Eventually, it turns out to be a false alarm.
The countdown has begun for husband’s return, and so I have the grace not to comment when the District Magistrate’s office decides to call all these days later, offering services of volunteers should we need anything.
Plus, the weather has taken a turn for the better, and this evening there is blinding sunlight and a rainbow after a dash of rain. As I sit in the balcony, vehicles rush past, I see people out walking, fetching essentials, or returning from work. Two children out on the road wait to be splashed by cars speeding through the rainwater. Nearing 10 pm, a woman walks past in a rush, swathed in red, returning minutes later down the stretch — an unusual sight for a lonely road in Delhi. Her calm intent, in the diffused yellow of the streetlight, reminds me of the other woman in the hospital, on Day 1, in red lipstick.
We first got word a day earlier, by a hospital employee chasing payment, that husband is likely to be released today.
But we are waiting for the doctor to confirm. She has been a pillar of strength (including negotiating the Delhi-Faridabad coronavirus tussle at the border daily), and as she doesn’t mince words, we will take her word if she says he is fit to go.
The nod comes at 1 pm. Husband doesn’t want anyone from the family to venture out and says he will handle discharge himself, particularly as he can come home only in an ambulance. He expects to be back by 6 pm.
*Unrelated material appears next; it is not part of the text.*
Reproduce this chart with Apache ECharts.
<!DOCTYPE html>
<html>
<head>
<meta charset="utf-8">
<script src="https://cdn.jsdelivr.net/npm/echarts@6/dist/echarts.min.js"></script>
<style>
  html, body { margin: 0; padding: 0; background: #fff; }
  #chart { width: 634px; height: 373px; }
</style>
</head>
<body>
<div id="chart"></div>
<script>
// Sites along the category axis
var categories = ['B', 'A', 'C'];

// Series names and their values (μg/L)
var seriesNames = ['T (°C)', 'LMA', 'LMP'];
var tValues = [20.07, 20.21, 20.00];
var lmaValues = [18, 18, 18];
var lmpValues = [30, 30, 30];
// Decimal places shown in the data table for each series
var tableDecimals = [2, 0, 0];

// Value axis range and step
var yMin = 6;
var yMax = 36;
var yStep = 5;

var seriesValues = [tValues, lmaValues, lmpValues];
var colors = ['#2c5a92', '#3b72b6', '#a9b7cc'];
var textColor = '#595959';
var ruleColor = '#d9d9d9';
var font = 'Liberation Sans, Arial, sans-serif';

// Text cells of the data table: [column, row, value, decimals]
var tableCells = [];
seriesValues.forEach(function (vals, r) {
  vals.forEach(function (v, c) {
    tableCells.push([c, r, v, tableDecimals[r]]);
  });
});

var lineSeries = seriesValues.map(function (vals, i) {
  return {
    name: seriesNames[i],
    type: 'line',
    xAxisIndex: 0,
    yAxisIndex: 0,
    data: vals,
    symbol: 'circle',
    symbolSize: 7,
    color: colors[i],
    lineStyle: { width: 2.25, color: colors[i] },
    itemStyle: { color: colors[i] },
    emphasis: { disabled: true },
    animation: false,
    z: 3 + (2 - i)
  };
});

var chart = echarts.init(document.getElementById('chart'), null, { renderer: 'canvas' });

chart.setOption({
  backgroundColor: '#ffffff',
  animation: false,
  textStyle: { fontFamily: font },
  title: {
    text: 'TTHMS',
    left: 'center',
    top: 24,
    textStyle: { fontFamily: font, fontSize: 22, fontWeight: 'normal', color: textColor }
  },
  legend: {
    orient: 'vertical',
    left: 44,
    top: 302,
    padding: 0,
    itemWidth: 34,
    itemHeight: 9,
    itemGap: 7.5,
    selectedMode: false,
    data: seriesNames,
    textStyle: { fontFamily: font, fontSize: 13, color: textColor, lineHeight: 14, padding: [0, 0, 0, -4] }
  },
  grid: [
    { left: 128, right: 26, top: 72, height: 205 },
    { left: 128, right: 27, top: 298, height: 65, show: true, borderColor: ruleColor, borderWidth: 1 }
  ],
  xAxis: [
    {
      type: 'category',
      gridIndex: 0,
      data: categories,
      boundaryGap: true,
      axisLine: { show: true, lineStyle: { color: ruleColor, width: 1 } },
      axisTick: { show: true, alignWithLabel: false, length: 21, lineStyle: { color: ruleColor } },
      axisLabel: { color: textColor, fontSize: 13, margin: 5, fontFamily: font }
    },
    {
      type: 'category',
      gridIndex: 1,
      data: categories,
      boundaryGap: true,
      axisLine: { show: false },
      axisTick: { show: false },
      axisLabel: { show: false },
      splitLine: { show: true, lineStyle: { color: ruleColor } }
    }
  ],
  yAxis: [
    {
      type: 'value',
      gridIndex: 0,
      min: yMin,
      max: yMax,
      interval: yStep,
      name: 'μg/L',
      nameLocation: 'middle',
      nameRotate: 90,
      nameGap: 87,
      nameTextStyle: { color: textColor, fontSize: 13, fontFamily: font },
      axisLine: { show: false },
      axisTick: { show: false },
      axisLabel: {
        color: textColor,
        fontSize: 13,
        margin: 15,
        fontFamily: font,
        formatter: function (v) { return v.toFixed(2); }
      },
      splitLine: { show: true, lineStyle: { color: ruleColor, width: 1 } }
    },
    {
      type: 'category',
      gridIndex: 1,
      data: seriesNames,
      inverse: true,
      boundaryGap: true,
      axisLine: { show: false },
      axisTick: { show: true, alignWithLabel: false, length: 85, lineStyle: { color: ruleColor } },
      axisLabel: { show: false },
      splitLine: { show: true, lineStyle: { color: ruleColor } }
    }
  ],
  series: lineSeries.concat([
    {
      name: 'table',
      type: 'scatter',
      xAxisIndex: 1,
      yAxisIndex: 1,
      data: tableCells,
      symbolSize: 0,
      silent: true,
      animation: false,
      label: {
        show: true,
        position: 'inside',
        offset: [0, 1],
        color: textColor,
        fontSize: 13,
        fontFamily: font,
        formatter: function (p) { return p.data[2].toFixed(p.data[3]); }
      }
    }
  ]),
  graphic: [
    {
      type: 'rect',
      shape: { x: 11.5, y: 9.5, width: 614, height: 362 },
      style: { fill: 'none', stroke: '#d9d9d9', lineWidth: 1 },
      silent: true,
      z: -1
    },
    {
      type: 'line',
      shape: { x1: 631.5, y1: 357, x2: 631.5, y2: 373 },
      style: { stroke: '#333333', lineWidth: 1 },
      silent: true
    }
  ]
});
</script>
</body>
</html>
The preparations begin at home, including sanitisation of the room and toilet to be kept exclusively for him for 10 days, as per the doctor’s instructions. While the excitement and relief build up, the wait drags, first inexplicably, then incredulously.
After payment of more than Rs 5 lakh has been resolved by insurance and a friend rushing over, the discharge gets stuck on less than Rs 1,500. Amidst the back and forth, the hospital slips into “shift change”, from morning to night. It takes about 45 minutes for the next shift to get into their PPEs, which means more delay. Night shift also means there is not enough ambulance staff to help husband, either into the vehicle or up three flights of stairs at home. Eventually, he is forced to almost crawl as a PPE-clad staffer gingerly urges him on. At 10.30 pm on June 3, he collapses exhausted into our dining chair — the whole house in tears.
The debilitating pain in husband’s feet has developed now into Covid toes. He is also struggling with weakness.
However, the day we have been waiting for is here. At around 10.30 am, two police officers arrive to tell us our home isolation is over. My son and I sign statements certifying that, and the officers make us hold these up for a photo. I am worried about being photographed for official posterity in sweaty shorts and T-shirt, having just finished cleaning.
Will they tear the notification outside our door please, I ask. Sure, one of them shrugs, and rips it off. There, it lies, crunched into a ball on the house floor.
Is that it?
Or, is it? We have memories of an ICU where one is an outcast, with disposable cutlery, watery food, no spoons, overworked staff, the indignity of calling out for help, and daily images of death. We have fought the loneliness of facing one’s worst medical crisis without any loved one nearby. My children have seen their father in tears, struggling up the stairs, like a child.
In the 24 days between when husband got tested and when I write this (June 11), Delhi numbers are up from 10,554 to 32,810. We were the first cases in our colony, now there are a couple more. Both testing and hospitalisation seem a steeper climb, as the system strains and stretches, like we had been warned.
People assure us that chances are we now have “immunity”. The jury is out on that — we shall wait for a while before we take ours.